Sorta Like a Rock Star by Matthew Quick
Novel: Sorta Like a Rock Star by Matthew Quick | Goodreads
Release Date: May 1, 2010
Publisher: Little, Brown and Company
Amber Appleton lives in a bus. Ever since her mom’s boyfriend kicked them out, Amber, her mom, and her totally loyal dog, Bobby Big Boy (aka Thrice B) have been camped out in the back of Hello Yellow (the school bus her mom drives). Still, Amber, the self-proclaimed princess of hope and girl of unyielding optimism, refuses to sweat the bad stuff. But when a fatal tragedy threatens Amber’s optimism—and her way of life, can Amber continue to be the rock star of hope? With an oddball cast of characters, and a heartwarming, inspiring story, this novel unveils a beautifully beaten-up world of laughs, loyalty, and hard-earned hope.
Every once in a while, I come across a book beating with so much vibrancy and vitality that every chapter leaves me feeling invigorated. The conflicts are real and engaging, and the characters are complex enough to thrive in the real world. Rare and powerful, novels like this seem tantalizingly tangible. Sorta Like a Rock Star is one of these stories, and its cast of misfits bring it to life, making history in my mind as some of the best and most lifelike characters of all time.
Amber Appleton leads this story with witty narration and superhuman strength.

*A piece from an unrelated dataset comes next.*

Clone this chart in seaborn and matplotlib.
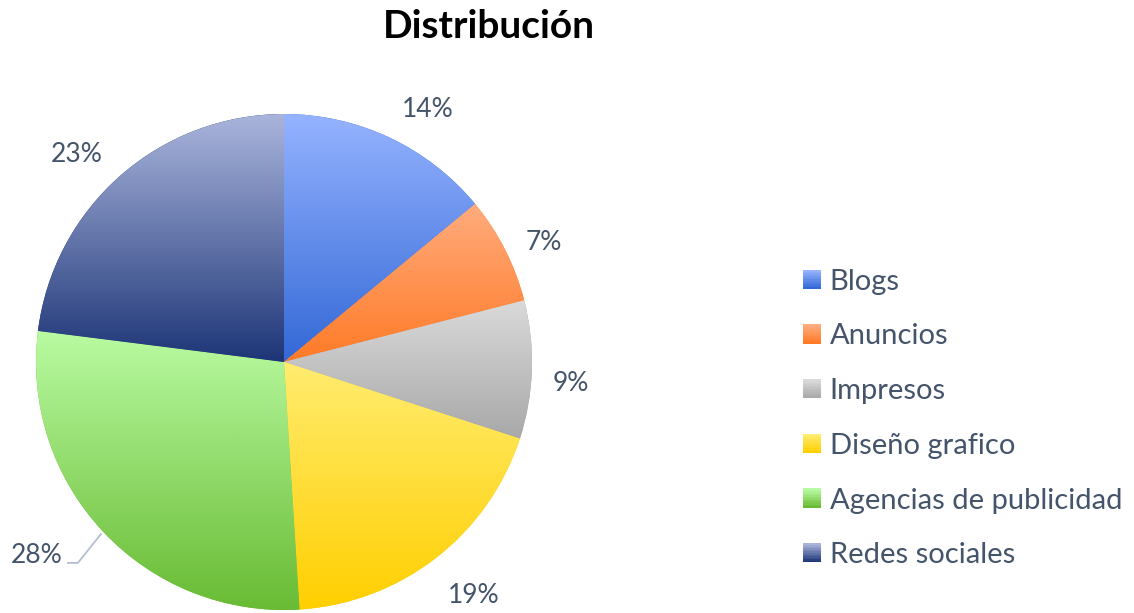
import numpy as np
import matplotlib
matplotlib.use("Agg")
import matplotlib.pyplot as plt
import seaborn as sns
from matplotlib.colors import LinearSegmentedColormap, to_rgb
from matplotlib.patches import Patch, Rectangle
from matplotlib.legend_handler import HandlerBase

categories = ["Blogs", "Anuncios", "Impresos", "Diseño grafico",
              "Agencias de publicidad", "Redes sociales"]
values = [14, 7, 9, 19, 28, 23]
pct_labels = ["14%", "7%", "9%", "19%", "28%", "23%"]
top_colors = ["#95B3FF", "#FFAC7E", "#DADADA", "#FFEC70", "#B9FBA2", "#AAB5DC"]
bottom_colors = ["#3368D6", "#FF7A26", "#A8A8A8", "#FFCF00", "#69BB34", "#1D3577"]

# label anchor positions (data units, pie radius = 1), baseline aligned
label_pos = [(0.581, 0.988), (1.048, 0.452), (1.157, -0.117),
             (0.766, -0.972), (-0.895, -0.810), (-0.835, 0.806)]

sns.set_theme(style="white")
plt.rcParams['font.family'] = ['Lato', 'DejaVu Sans']
text_color = "#44546A"


class GradHandler(HandlerBase):
    def __init__(self, top, bottom, n=12):
        super().__init__()
        self.top, self.bottom, self.n = to_rgb(top), to_rgb(bottom), n

    def create_artists(self, legend, orig_handle, xdescent, ydescent,
                       width, height, fontsize, trans):
        arts = []
        for k in range(self.n):
            t = k / (self.n - 1)
            col = tuple(b + (a - b) * t for a, b in zip(self.top, self.bottom))
            rect = Rectangle((-xdescent, -ydescent + height * k / self.n),
                             width, height / self.n + 0.3,
                             facecolor=col, edgecolor="none", transform=trans)
            arts.append(rect)
        return arts


W, H = 1134, 613
fig = plt.figure(figsize=(W / 100, H / 100), dpi=100)
cx, cy, r = 284, 362, 248
ax = fig.add_axes([(cx - r) / W, (H - cy - r) / H, 2 * r / W, 2 * r / H])

wedges, _ = ax.pie(values, startangle=90, counterclock=False, radius=1,
                   colors=bottom_colors, wedgeprops=dict(linewidth=0, edgecolor="none"))

for w, c_top, c_bot in zip(wedges, top_colors, bottom_colors):
    ext = w.get_path().get_extents()
    cmap = LinearSegmentedColormap.from_list("g", [c_bot, c_top])
    grad = np.linspace(0, 1, 256).reshape(-1, 1)
    im = ax.imshow(grad, extent=[ext.x0, ext.x1, ext.y0, ext.y1], origin="lower",
                   cmap=cmap, aspect="auto", zorder=2, interpolation="bilinear")
    im.set_clip_path(w)

ax.set_xlim(-1, 1)
ax.set_ylim(-1, 1)
ax.set_aspect("equal")
ax.axis("off")

for i, (w, lab, (lx, ly)) in enumerate(zip(wedges, pct_labels, label_pos)):
    if i == 4:
        ang = np.deg2rad((w.theta1 + w.theta2) / 2)
        ex, ey = np.cos(ang) * 1.01, np.sin(ang) * 1.01
        elbow_x = lx + 0.064
        ax.plot([lx + 0.02, elbow_x, ex], [ly, ly, ey], color="#B4BFD0",
                lw=1.3, clip_on=False, zorder=1, solid_capstyle="butt")
        ax.text(lx, ly, lab, ha="right", va="baseline", fontsize=19,
                color=text_color, clip_on=False)
    else:
        ax.text(lx, ly, lab, ha="center", va="baseline", fontsize=19,
                color=text_color, clip_on=False)

fig.text(489 / W, 1 - 38 / H, "Distribución", ha="center", va="baseline",
         fontsize=28, fontweight="bold", color="black")

handles = [Patch(facecolor=c, edgecolor="none") for c in bottom_colors]
hmap = {h: GradHandler(t, b) for h, t, b in zip(handles, top_colors, bottom_colors)}
fig.legend(handles, categories, loc="upper left", handler_map=hmap,
           bbox_to_anchor=(791 / W, 1 - 257 / H), frameon=False,
           fontsize=21, labelcolor=text_color, handlelength=0.62, handleheight=0.62,
           handletextpad=0.31, labelspacing=0.985, borderaxespad=0)

fig.savefig("out.png", dpi=100, facecolor="white")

Despite dealing with issues I could never understand, she does not whine about living in a bus or having a mother who would rather burn her paycheck at a bar than buy food. Instead, she comments on her situation with her smart and endearing voice, ending some statements with an unironic “word” or an amusing “True? True.” She uses believable solutions, like eating and showering at a close friend’s house, to mitigate her problems, and she plans for a career as a lawyer. Best of all, she thinks of other people’s happiness before her own, which made me respect her more than any fictional person I have encountered in a while. Amber’s character does waver after the tragedy mentioned in the synopsis, but in an emotional way rather than an annoying one. By the time the huge blow hits her, I had grown to love her so much that I empathized with her rather than chastised her for succumbing to her misery. I knew her wallowing would not last forever, so her temporary depression only gave me another reason to cheer for her.
Amber is not the only rock star in this book; the secondary characters are equally amazing. All of the protagonist’s friends and role models have effortless quirks that the author handles with grace. I loved how Quick bestowed members of the supporting cast with disabilities and other issues—one of Amber’s friends has autism, another is wheelchair-bound, and another is a Vietnam War veteran who barely interacts with people other than Amber—without letting these characteristics define them. More importantly, they all offer Amber impressive amounts of support. Amber’s life may seem rough, but she is indescribably lucky to have these caring people for friends.
With issues that leave readers hoping for a happy conclusion and characters who strive to achieve just that, Sorta Like a Rock Star is a gem of a novel that will put a smile on readers’ faces and remind them that they can get past setbacks. I would not want to be any of the characters in this book, but I would love to be more like all of them. After reading their story, I feel inspired to accomplish that goal.